Long Island has become the classic example of cognitive dissonance. It's defined as the emotional discomfort when a person holds two or more contradictory beliefs or values that need to be resolved. As each day's illumination gives way to the night sky, thoughts of the old Long Island begin to surface for me. Once a quiet refuge from our hectic neighbor, New York City, the Island has evolved into the opposite of what it once was.
Open land, calming roadways and a sense of tranquility have been replaced with congestion, excessive carnage on our highways and the general feeling that one is not in the calmness of "the country."
The feeling of being in the country has sadly vanished.
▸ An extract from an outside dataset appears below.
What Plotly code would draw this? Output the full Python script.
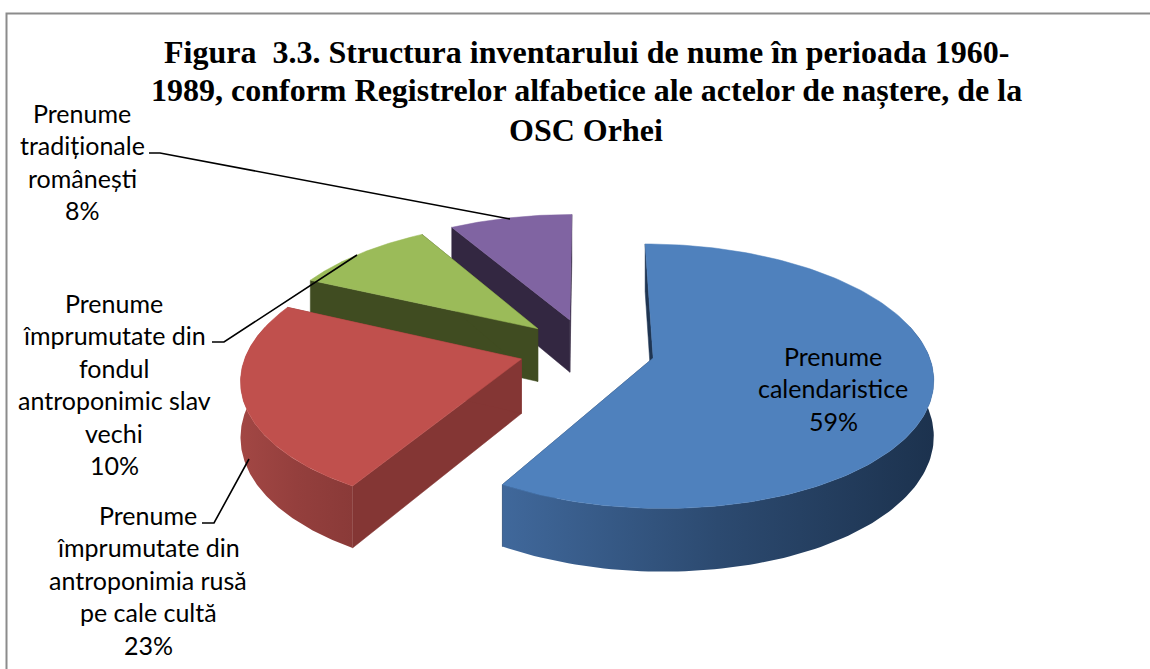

As a child, I so looked forward to going out to the country to enjoy the serenity it so readily offered. Each weekend, weather permitting, I would help my father pack the Plymouth wagon, eager to exit Brooklyn for greener pastures at our summer home in Wading River.
It was the 1960s. The roads were empty, the air was clean, traffic congestion did not exist, and a general feeling of freedom encompassed the weekend journey. No longer is that sense of escape viable.
Reflecting on the past has both its good points and its negative aspects. Although the old Long Island that I so dearly remember has vanished, I am fortunate to still hold all the fond memories it so easily offered.